The Atlas missile sported three rocket engines, two outer booster (LR-89) engines and one central LR-105 sustainer engine.

The Atlas employed a "stage and a half" concept, with both boosters and the sustainer igniting at lift-off. A bit over two minutes later, the booster engines would shut down and be jettisoned along with the missile boattail, leaving the sustainer engine to propel the missile to its final velocity. (At the time, it was difficult enough to reliably ignite a stationary rocket engine on the ground, much less air-start an engine at velocity.)

In the same vein as my F-1 thrust chamber and F-1 injector cut-aways, here is a cut-away of an LR-105 Atlas sustainer engine.

Click image for a 3600x2880 pixel version of this image in a new window.
Scan by GRC ImageNet.
Restoration by heroicrelics.

As is typical of rocket engine diagrams from this era, red signifies fuel flow and green indicates an oxidizer path.

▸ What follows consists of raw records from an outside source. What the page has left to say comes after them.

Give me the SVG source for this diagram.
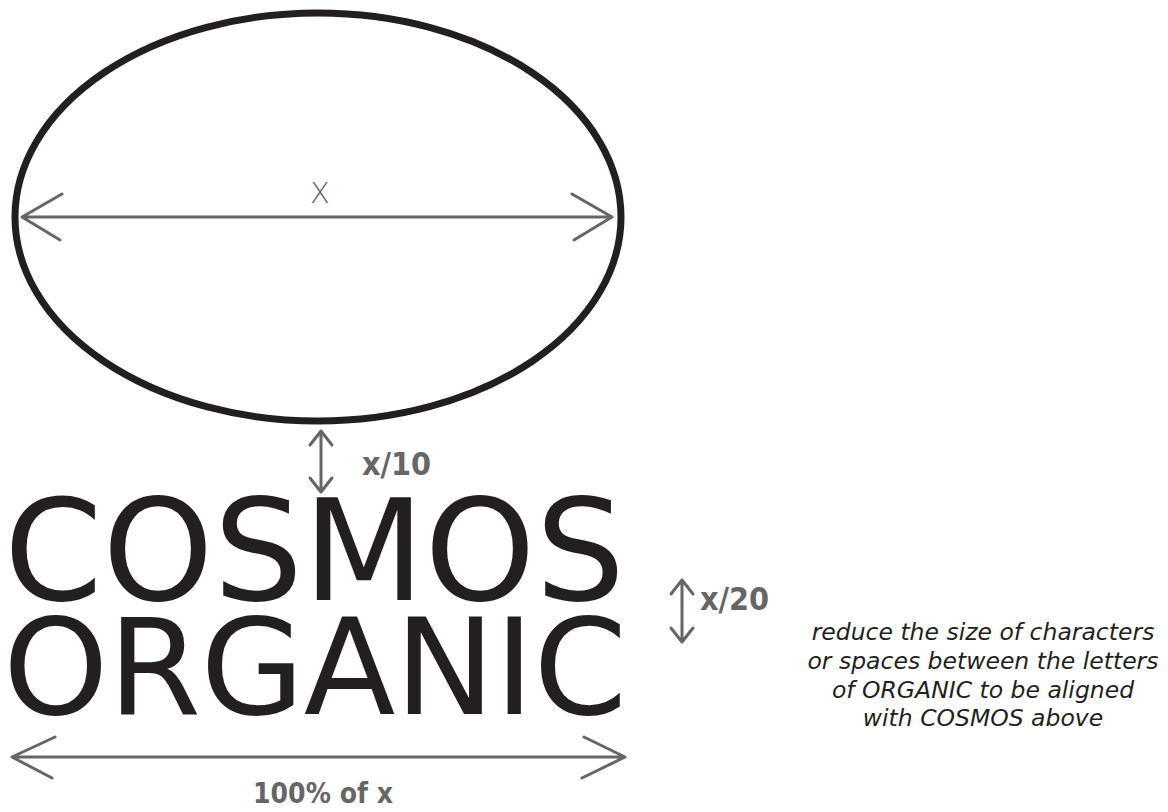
<svg xmlns="http://www.w3.org/2000/svg" width="1168" height="812" viewBox="0 0 1168 812">
<style>
.dim{stroke:#666;stroke-width:3;fill:none;stroke-linecap:round;stroke-linejoin:round}
.big{font-family:"DejaVu Sans",Verdana,sans-serif;fill:#231f20}
.lbl{font-family:"DejaVu Sans","Liberation Sans",sans-serif;font-weight:bold;fill:#666;font-stretch:condensed}
.note{font-family:"DejaVu Sans",Verdana,sans-serif;font-style:italic;font-size:23.5px;fill:#231f20;text-anchor:middle}
</style>
<rect width="1168" height="812" fill="#fff"/>
<g id="ellipse">
<ellipse cx="318" cy="217" rx="303" ry="204" fill="none" stroke="#231f20" stroke-width="7"/>
</g>
<g id="wordmark">
<text class="big" x="4" y="600" style="font-size:141px">COSMOS</text>
<text class="big" x="3" y="714" style="font-size:134px" textLength="624" lengthAdjust="spacing">ORGANIC</text>
</g>
<g id="note">
<text class="note" x="983" y="640">reduce the size of characters</text>
<text class="note" x="983" y="669">or spaces between the letters</text>
<text class="note" x="983" y="698">of ORGANIC to be aligned</text>
<text class="note" x="983" y="726">with COSMOS above</text>
</g>
<g id="connectors">
<path class="dim" d="M22 217H612M62 194L22 217L60 240M572 194L612 217L574 240"/>
<path class="dim" d="M321 431V492M310 445L321 431L332 445M310 478L321 492L332 478"/>
<path class="dim" d="M682 580V642M671 594L682 580L693 594M671 628L682 642L693 628"/>
<path class="dim" d="M12 757H625M55 737L12 757L52 778M584 737L625 757L582 778"/>
</g>
<g id="labels">
<text x="320" y="203" text-anchor="middle" style="font-family:'DejaVu Sans',sans-serif;font-weight:200;font-size:29px;fill:#666">X</text>
<text class="lbl" x="362" y="475" style="font-size:32px">x/10</text>
<text class="lbl" x="700" y="610" style="font-size:32px">x/20</text>
<text class="lbl" x="323" y="803" text-anchor="middle" style="font-size:28px">100% of x</text>
</g>
</svg>
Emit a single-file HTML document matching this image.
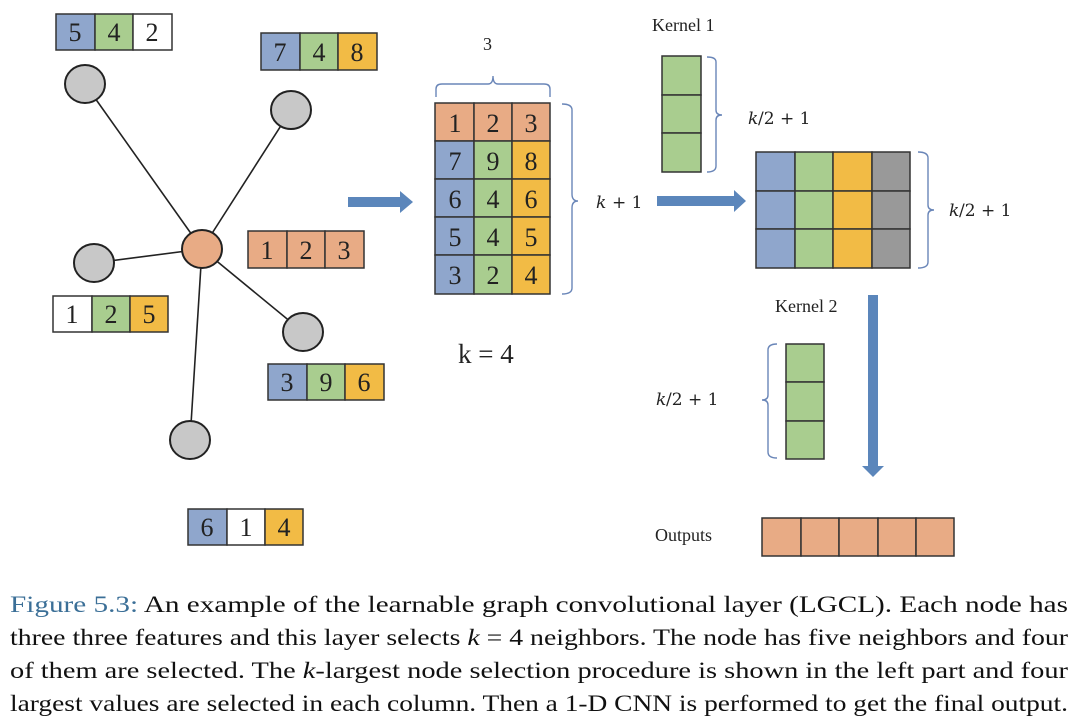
<!DOCTYPE html>
<html><head><meta charset="utf-8"><style>
html,body{margin:0;padding:0;background:#fff;}
svg{display:block;}
.n{font-family:"Liberation Serif",serif;font-size:26px;fill:#222;text-anchor:middle;}
.l{font-family:"Liberation Serif",serif;font-size:18px;fill:#222;}
.m{font-family:"DejaVu Serif","Liberation Serif",serif;font-size:17px;fill:#222;}
.c{font-family:"Liberation Serif",serif;font-size:23px;fill:#111;}
</style></head><body>
<svg width="1080" height="728" viewBox="0 0 1080 728" xmlns="http://www.w3.org/2000/svg">
<g stroke="#222" stroke-width="1.6">
<line x1="202" y1="249" x2="85" y2="84"/>
<line x1="202" y1="249" x2="291" y2="110"/>
<line x1="202" y1="249" x2="94" y2="263"/>
<line x1="202" y1="249" x2="303" y2="332"/>
<line x1="202" y1="249" x2="190" y2="440"/>
</g>
<g stroke="#222" stroke-width="2" fill="#c8c8c8">
<ellipse cx="85" cy="84" rx="20" ry="19"/>
<ellipse cx="291" cy="110" rx="20" ry="19"/>
<ellipse cx="94" cy="263" rx="20" ry="19"/>
<ellipse cx="303" cy="332" rx="20" ry="19"/>
<ellipse cx="190" cy="440" rx="20" ry="19"/>
<ellipse cx="202" cy="249" rx="20" ry="19" fill="#e8ab85"/>
</g>
<g stroke="#333" stroke-width="1.5">
<rect x="56" y="14" width="39" height="36" fill="#8fa6cc"/><rect x="95" y="14" width="38" height="36" fill="#a9cd8f"/><rect x="133" y="14" width="39" height="36" fill="#fff"/>
<rect x="261" y="33" width="39" height="37" fill="#8fa6cc"/><rect x="300" y="33" width="38" height="37" fill="#a9cd8f"/><rect x="338" y="33" width="39" height="37" fill="#f2bb45"/>
<rect x="248" y="231" width="39" height="37" fill="#e8ab85"/><rect x="287" y="231" width="38" height="37" fill="#e8ab85"/><rect x="325" y="231" width="39" height="37" fill="#e8ab85"/>
<rect x="53" y="296" width="39" height="36" fill="#fff"/><rect x="92" y="296" width="38" height="36" fill="#a9cd8f"/><rect x="130" y="296" width="38" height="36" fill="#f2bb45"/>
<rect x="268" y="364" width="39" height="36" fill="#8fa6cc"/><rect x="307" y="364" width="38" height="36" fill="#a9cd8f"/><rect x="345" y="364" width="39" height="36" fill="#f2bb45"/>
<rect x="188" y="509" width="39" height="36" fill="#8fa6cc"/><rect x="227" y="509" width="38" height="36" fill="#fff"/><rect x="265" y="509" width="38" height="36" fill="#f2bb45"/>
</g>
<g>
<text x="75" y="41" class="n">5</text><text x="114" y="41" class="n">4</text><text x="152" y="41" class="n">2</text>
<text x="280" y="61" class="n">7</text><text x="319" y="61" class="n">4</text><text x="357" y="61" class="n">8</text>
<text x="267" y="259" class="n">1</text><text x="306" y="259" class="n">2</text><text x="344" y="259" class="n">3</text>
<text x="72" y="323" class="n">1</text><text x="111" y="323" class="n">2</text><text x="149" y="323" class="n">5</text>
<text x="287" y="391" class="n">3</text><text x="326" y="391" class="n">9</text><text x="364" y="391" class="n">6</text>
<text x="207" y="536" class="n">6</text><text x="246" y="536" class="n">1</text><text x="284" y="536" class="n">4</text>
</g>
<polygon points="348,197 400,197 400,191 413,202 400,213 400,207 348,207" fill="#5b86bb"/>
<g stroke="#333" stroke-width="1.5">
<rect x="435" y="103" width="39" height="38" fill="#e8ab85"/><rect x="474" y="103" width="38" height="38" fill="#e8ab85"/><rect x="512" y="103" width="38" height="38" fill="#e8ab85"/>
<rect x="435" y="141" width="39" height="38" fill="#8fa6cc"/><rect x="474" y="141" width="38" height="38" fill="#a9cd8f"/><rect x="512" y="141" width="38" height="38" fill="#f2bb45"/>
<rect x="435" y="179" width="39" height="38" fill="#8fa6cc"/><rect x="474" y="179" width="38" height="38" fill="#a9cd8f"/><rect x="512" y="179" width="38" height="38" fill="#f2bb45"/>
<rect x="435" y="217" width="39" height="38" fill="#8fa6cc"/><rect x="474" y="217" width="38" height="38" fill="#a9cd8f"/><rect x="512" y="217" width="38" height="38" fill="#f2bb45"/>
<rect x="435" y="255" width="39" height="39" fill="#8fa6cc"/><rect x="474" y="255" width="38" height="39" fill="#a9cd8f"/><rect x="512" y="255" width="38" height="39" fill="#f2bb45"/>
</g>
<g>
<text x="455" y="132" class="n">1</text><text x="493" y="132" class="n">2</text><text x="531" y="132" class="n">3</text>
<text x="455" y="170" class="n">7</text><text x="493" y="170" class="n">9</text><text x="531" y="170" class="n">8</text>
<text x="455" y="208" class="n">6</text><text x="493" y="208" class="n">4</text><text x="531" y="208" class="n">6</text>
<text x="455" y="246" class="n">5</text><text x="493" y="246" class="n">4</text><text x="531" y="246" class="n">5</text>
<text x="455" y="284" class="n">3</text><text x="493" y="284" class="n">2</text><text x="531" y="284" class="n">4</text>
</g>
<g fill="none" stroke="#6a86b8" stroke-width="1.4">
<path d="M436,97 L436,89 Q436,84 442,84 L488,84 Q493,84 493,76 Q493,84 498,84 L544,84 Q550,84 550,89 L550,97"/>
<path d="M562,104 Q572,104 572,110 L572,194 Q572,201 578,201 Q572,201 572,208 L572,288 Q572,294 562,294"/>
<path d="M707,57 Q716,57 716,62 L716,110 Q716,115 722,115 Q716,115 716,120 L716,166 Q716,172 707,172"/>
<path d="M918,152 Q928,152 928,158 L928,205 Q928,210 934,210 Q928,210 928,215 L928,262 Q928,268 918,268"/>
<path d="M777,344 Q768,344 768,350 L768,395 Q768,400 762,400 Q768,400 768,405 L768,452 Q768,458 777,458"/>
</g>
<text x="483" y="50" class="l">3</text>
<text x="596" y="208" class="m" font-style="italic">k</text><text x="612" y="208" class="m">+ 1</text>
<text x="748" y="124" class="m" font-style="italic">k</text><text x="758" y="124" class="m">/2 + 1</text>
<text x="949" y="216" class="m" font-style="italic">k</text><text x="959" y="216" class="m">/2 + 1</text>
<text x="656" y="405" class="m" font-style="italic">k</text><text x="666" y="405" class="m">/2 + 1</text>
<text x="458" y="363" style="font-family:'Liberation Serif',serif;font-size:27px;fill:#222">k = 4</text>
<text x="652" y="31" class="l">Kernel 1</text>
<text x="775" y="312" class="l">Kernel 2</text>
<text x="655" y="541" class="l">Outputs</text>
<g stroke="#333" stroke-width="1.5" fill="#a9cd8f">
<rect x="662" y="56" width="39" height="39"/><rect x="662" y="95" width="39" height="38"/><rect x="662" y="133" width="39" height="39"/>
<rect x="786" y="344" width="38" height="38"/><rect x="786" y="382" width="38" height="39"/><rect x="786" y="421" width="38" height="38"/>
</g>
<polygon points="657,196 734,196 734,190 746,201 734,212 734,206 657,206" fill="#5b86bb"/>
<g stroke="#333" stroke-width="1.5">
<rect x="756" y="152" width="39" height="39" fill="#8fa6cc"/><rect x="795" y="152" width="38" height="39" fill="#a9cd8f"/><rect x="833" y="152" width="39" height="39" fill="#f2bb45"/><rect x="872" y="152" width="38" height="39" fill="#999"/>
<rect x="756" y="191" width="39" height="38" fill="#8fa6cc"/><rect x="795" y="191" width="38" height="38" fill="#a9cd8f"/><rect x="833" y="191" width="39" height="38" fill="#f2bb45"/><rect x="872" y="191" width="38" height="38" fill="#999"/>
<rect x="756" y="229" width="39" height="39" fill="#8fa6cc"/><rect x="795" y="229" width="38" height="39" fill="#a9cd8f"/><rect x="833" y="229" width="39" height="39" fill="#f2bb45"/><rect x="872" y="229" width="38" height="39" fill="#999"/>
</g>
<polygon points="868,295 878,295 878,466 884,466 873,477 862,466 868,466" fill="#5b86bb"/>
<g stroke="#333" stroke-width="1.5" fill="#e8ab85">
<rect x="762" y="518" width="39" height="38"/><rect x="801" y="518" width="38" height="38"/><rect x="839" y="518" width="39" height="38"/><rect x="878" y="518" width="38" height="38"/><rect x="916" y="518" width="38" height="38"/>
</g>
<text x="10" y="612" class="c" textLength="1058" lengthAdjust="spacingAndGlyphs"><tspan fill="#3b6f97">Figure 5.3:</tspan> An example of the learnable graph convolutional layer (LGCL). Each node has</text>
<text x="10" y="645" class="c" textLength="1058" lengthAdjust="spacingAndGlyphs">three three features and this layer selects <tspan font-style="italic">k</tspan> = 4 neighbors. The node has five neighbors and four</text>
<text x="10" y="678" class="c" textLength="1058" lengthAdjust="spacingAndGlyphs">of them are selected. The <tspan font-style="italic">k</tspan>-largest node selection procedure is shown in the left part and four</text>
<text x="10" y="711" class="c" textLength="1058" lengthAdjust="spacingAndGlyphs">largest values are selected in each column. Then a 1-D CNN is performed to get the final output.</text>
</svg>
</body></html>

After leaving the turbopump, fuel enters the fuel inlet manifold via the fuel inlet (red arrow at the injector diagram), where it is directed down every other regenerative cooling tube comprising the thrust chamber (the forward end of these tubes are visible near the fuel inlet in the injector cut-away).

The fuel reaches the thrust chamber exit plane, where it enters the fuel return manifold (simply labelled "fuel manifold" in the upper left of the main diagram) and returns to the fuel manifold at the forward end of the thrust chamber via the "up fuel" tubes. The fuel then flows through fuel feed passages (red passage pointing to the 12:00 position in the injector diagram) to the ring grooves comprising the injector, and out the orifices on the injector face.

The liquid oxygen takes a more direct route to the injector, entering the LOX dome via the oxidizer inlet elbow. From there, the LOX is distributed to the ring grooves and then out the orifices on the injector face.

The Atlas' outboard engine's turbine exhaust is dumped overboard via a simple turbine exhaust duct, but for the the LR-105, it is distributed around the periphery of the engine's exit plane via an aspirator (called an "exhausterator" in this diagram; the H-1 rocket engine has a similar aspirator, which was also called an exhausterator by some early Saturn I/H-1 documentation).